Consider for $t \geq 0$ the following delay differential equation $$dS_t=\mu \left (\int_{-d}^0 S(t+\xi) d \xi \right ) S_t dt + \sigma \left (\int_{-d}^0 S(t+\xi) d \xi \right ) S_t dW_t$$ where $S_0=s>0, S_t=\phi(t)>0, -d \leq t \leq 0$ which represents the (known) past of $S$, $\mu, \sigma \colon \mathbb{R} \to \mathbb{R}$ are the drift and volatility which depend in a non linear way by a linear functional the past of $S$.

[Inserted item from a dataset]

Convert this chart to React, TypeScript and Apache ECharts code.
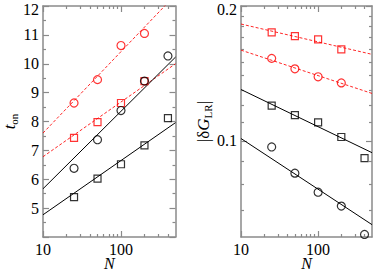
import React, { useEffect, useRef } from 'react';
import * as echarts from 'echarts';

// ---- data ----
const N = [25, 50, 100, 200, 400];
const N4 = [25, 50, 100, 200];
const fitN = [10, 500];

// left panel: t_on
const tRedCircle = [8.64, 9.45, 10.63, 11.05];
const tRedSquare = [7.43, 7.98, 8.64, 9.4];
const tBlackCircle = [6.38, 7.37, 8.38, 9.4, 10.27];
const tBlackSquare = [5.38, 6.02, 6.52, 7.17, 8.12];
const tFitRedCircle = [7.6, 12.39];
const tFitRedSquare = [6.78, 10.0];
const tFitBlackCircle = [5.67, 10.23];
const tFitBlackSquare = [4.77, 7.96];

// right panel: |dG_LR|
const gRedSquare = [0.1746, 0.1713, 0.1685, 0.16];
const gRedCircle = [0.1528, 0.1448, 0.139, 0.1347];
const gBlackSquare = [0.1199, 0.1141, 0.11, 0.102, 0.0915];
const gBlackCircle = [0.0969, 0.0847, 0.0768, 0.0715, 0.0618];
const gFitRedSquare = [0.1823, 0.156];
const gFitRedCircle = [0.1594, 0.1276];
const gFitBlackSquare = [0.1302, 0.0941];
const gFitBlackCircle = [0.1012, 0.065];

// ticks
const xMajor = [10, 100];
const xMinor = [20, 30, 40, 50, 60, 70, 80, 90, 200, 300, 400];
const tLabels = [5, 6, 7, 8, 9, 10, 11, 12];
const gMajor = [0.1, 0.2];
const gMinor = [0.07, 0.08, 0.09, 0.11, 0.12, 0.13, 0.14, 0.15, 0.16, 0.17, 0.18, 0.19];

const FONT = 'Liberation Serif';
const FRAME = '#8a8a8a';

const pair = (xs: number[], ys: number[]) => ys.map((y, i) => [xs[i], y]);

function xAxes(gridIndex: number, nameStr: string) {
  const base = {
    gridIndex,
    type: 'log' as const,
    logBase: 10,
    min: 10,
    max: 500,
    splitLine: { show: false },
  };
  const line = { show: true, onZero: false, lineStyle: { color: FRAME, width: 1.5 } };
  return [
    {
      ...base,
      position: 'bottom',
      axisLine: line,
      axisTick: { show: true, inside: true, length: 6, customValues: xMajor, lineStyle: { color: FRAME, width: 1.2 } },
      axisLabel: {
        show: true,
        customValues: xMajor,
        margin: 5,
        color: '#000',
        fontFamily: FONT,
        fontSize: 16,
        lineHeight: 14,
        formatter: (v: number) => String(Math.round(v)),
      },
      name: nameStr,
      nameLocation: 'middle',
      nameGap: 19,
      nameMoveOverlap: false,
      nameTextStyle: { fontFamily: FONT, fontSize: 16, lineHeight: 14, fontStyle: 'italic', color: '#000' },
    },
    {
      ...base,
      position: 'bottom',
      axisLine: { show: false, onZero: false },
      axisTick: { show: true, inside: true, length: 3, customValues: xMinor, lineStyle: { color: FRAME, width: 1.2 } },
      axisLabel: { show: false },
    },
    {
      ...base,
      position: 'top',
      axisLine: line,
      axisTick: { show: true, inside: true, length: 6, customValues: xMajor, lineStyle: { color: FRAME, width: 1.2 } },
      axisLabel: { show: false },
    },
    {
      ...base,
      position: 'top',
      axisLine: { show: false, onZero: false },
      axisTick: { show: true, inside: true, length: 3, customValues: xMinor, lineStyle: { color: FRAME, width: 1.2 } },
      axisLabel: { show: false },
    },
  ];
}

const tickStyle = { color: FRAME, width: 1.2 };
const lineStyleFrame = { show: true, onZero: false, lineStyle: { color: FRAME, width: 1.5 } };
const topLabelRich = { top: { fontFamily: FONT, fontSize: 16, color: '#000', padding: [7, 0, 0, 0] } };

const leftY = [
  {
    gridIndex: 0,
    type: 'value',
    min: 4,
    max: 12,
    interval: 1,
    position: 'left',
    splitLine: { show: false },
    axisLine: lineStyleFrame,
    axisTick: { show: true, inside: true, length: 6, lineStyle: tickStyle },
    minorTick: { show: true, splitNumber: 2, length: 3, lineStyle: tickStyle },
    axisLabel: {
      show: true,
      customValues: tLabels,
      margin: 4,
      color: '#000',
      fontFamily: FONT,
      fontSize: 16,
      formatter: (v: number) => (v === 12 ? '{top|12}' : String(v)),
      rich: topLabelRich,
    },
    name: '{i|t}{s|on}',
    nameLocation: 'middle',
    nameRotate: 90,
    nameGap: 18,
    nameTextStyle: {
      color: '#000',
      fontFamily: FONT,
      rich: {
        i: { fontFamily: FONT, fontStyle: 'italic', fontSize: 17, lineHeight: 20, color: '#000' },
        s: { fontFamily: FONT, fontSize: 11, lineHeight: 20, verticalAlign: 'bottom', padding: [8, 0, 0, 0], color: '#000' },
      },
    },
  },
  {
    gridIndex: 0,
    type: 'value',
    min: 4,
    max: 12,
    interval: 1,
    position: 'right',
    splitLine: { show: false },
    axisLine: lineStyleFrame,
    axisTick: { show: true, inside: true, length: 6, lineStyle: tickStyle },
    minorTick: { show: true, splitNumber: 2, length: 3, lineStyle: tickStyle },
    axisLabel: { show: false },
  },
];

function rightYAxes(gridIndex: number) {
  const base = {
    gridIndex,
    type: 'log' as const,
    logBase: 10,
    min: 0.061,
    max: 0.2,
    splitLine: { show: false },
  };
  return [
    {
      ...base,
      position: 'left',
      axisLine: lineStyleFrame,
      axisTick: { show: true, inside: true, length: 6, customValues: gMajor, lineStyle: tickStyle },
      axisLabel: {
        show: true,
        customValues: gMajor,
        margin: 4,
        color: '#000',
        fontFamily: FONT,
        fontSize: 16,
        formatter: (v: number) => {
          const s = String(Math.round(v * 100) / 100);
          return s === '0.2' ? '{top|0.2}' : s;
        },
        rich: topLabelRich,
      },
      name: '|δ{i|G}{s|LR}|',
      nameLocation: 'middle',
      nameRotate: 90,
      nameGap: 28,
      nameTextStyle: {
        color: '#000',
        fontFamily: FONT,
        fontSize: 17,
        lineHeight: 20,
        rich: {
          i: { fontFamily: FONT, fontStyle: 'italic', fontSize: 17, lineHeight: 20, color: '#000' },
          s: { fontFamily: FONT, fontSize: 11, lineHeight: 20, verticalAlign: 'bottom', padding: [8, 0, 0, 0], color: '#000' },
        },
      },
    },
    {
      ...base,
      position: 'left',
      axisLine: { show: false, onZero: false },
      axisTick: { show: true, inside: true, length: 3, customValues: gMinor, lineStyle: tickStyle },
      axisLabel: { show: false },
    },
    {
      ...base,
      position: 'right',
      axisLine: lineStyleFrame,
      axisTick: { show: true, inside: true, length: 6, customValues: gMajor, lineStyle: tickStyle },
      axisLabel: { show: false },
    },
    {
      ...base,
      position: 'right',
      axisLine: { show: false, onZero: false },
      axisTick: { show: true, inside: true, length: 3, customValues: gMinor, lineStyle: tickStyle },
      axisLabel: { show: false },
    },
  ];
}

function scatter(xi: number, yi: number, data: number[][], symbol: string, color: string, size: number) {
  return {
    type: 'scatter',
    xAxisIndex: xi,
    yAxisIndex: yi,
    data,
    symbol,
    symbolSize: size,
    itemStyle: { color: 'none', borderColor: color, borderWidth: 1.2 },
    z: 3,
  };
}

function fit(xi: number, yi: number, ys: number[], color: string, dashed: boolean) {
  return {
    type: 'line',
    xAxisIndex: xi,
    yAxisIndex: yi,
    data: pair(fitN, ys),
    showSymbol: false,
    symbol: 'none',
    clip: true,
    lineStyle: { color, width: 1, type: dashed ? [3, 2] : 'solid', opacity: dashed ? 0.85 : 1 },
    z: 2,
  };
}

const RED = '#ff0000';
const BLACK = '#000000';

export default function App() {
  const ref = useRef<HTMLDivElement>(null);
  useEffect(() => {
    if (!ref.current) return;
    const chart = echarts.init(ref.current, undefined, { renderer: 'svg' });
    chart.setOption({
      animation: false,
      backgroundColor: '#fff',
      grid: [
        { left: 43, top: 6, width: 132.5, height: 231, outerBoundsMode: 'none', containLabel: false },
        { left: 241, top: 6, width: 131, height: 231, outerBoundsMode: 'none', containLabel: false },
      ],
      xAxis: [...xAxes(0, 'N'), ...xAxes(1, 'N')],
      yAxis: [...leftY, ...rightYAxes(1)],
      series: [
        fit(0, 0, tFitRedCircle, RED, true),
        fit(0, 0, tFitRedSquare, RED, true),
        fit(0, 0, tFitBlackCircle, BLACK, false),
        fit(0, 0, tFitBlackSquare, BLACK, false),
        scatter(0, 0, pair(N4, tRedCircle), 'circle', RED, 8),
        scatter(0, 0, pair(N4, tRedSquare), 'rect', RED, 7),
        scatter(0, 0, pair(N, tBlackCircle), 'circle', BLACK, 8),
        scatter(0, 0, pair(N, tBlackSquare), 'rect', BLACK, 7),
        fit(4, 2, gFitRedSquare, RED, true),
        fit(4, 2, gFitRedCircle, RED, true),
        fit(4, 2, gFitBlackSquare, BLACK, false),
        fit(4, 2, gFitBlackCircle, BLACK, false),
        scatter(4, 2, pair(N4, gRedSquare), 'rect', RED, 7),
        scatter(4, 2, pair(N4, gRedCircle), 'circle', RED, 8),
        scatter(4, 2, pair(N, gBlackSquare), 'rect', BLACK, 7),
        scatter(4, 2, pair(N, gBlackCircle), 'circle', BLACK, 8),
      ],
    });
    return () => chart.dispose();
  }, []);
  return <div ref={ref} style={{ width: 374, height: 270, position: 'fixed', left: 0, top: 0 }} />;
}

I can rewrite it as $$dS_t=\mu_t S_t dt + \sigma_t S_t dW_t$$ where $\mu_t=\mu \left (\int_{-d}^0 S(t+\xi) d \xi \right )$, $\sigma_t=\sigma \left (\int_{-d}^0 S(t+\xi) d \xi \right )$
Supposing that everything is smooth can I apply ito formula and get that $S_t=S_0 e^{X_t}$ where $$dX_t=(\mu_t-\sigma_t^2 /2)dt+\sigma_t dW_t, \quad X_0=log(s)$$ so that I can conclude that $S(t)>0$ since $S_0=s>0$
Is the conclusion correct? In particular can I say that $\mu_t, \sigma_t$ are well defined processes (are the Markovian?) so that $S_t$ is an Ito process and then Ito formula can be applied?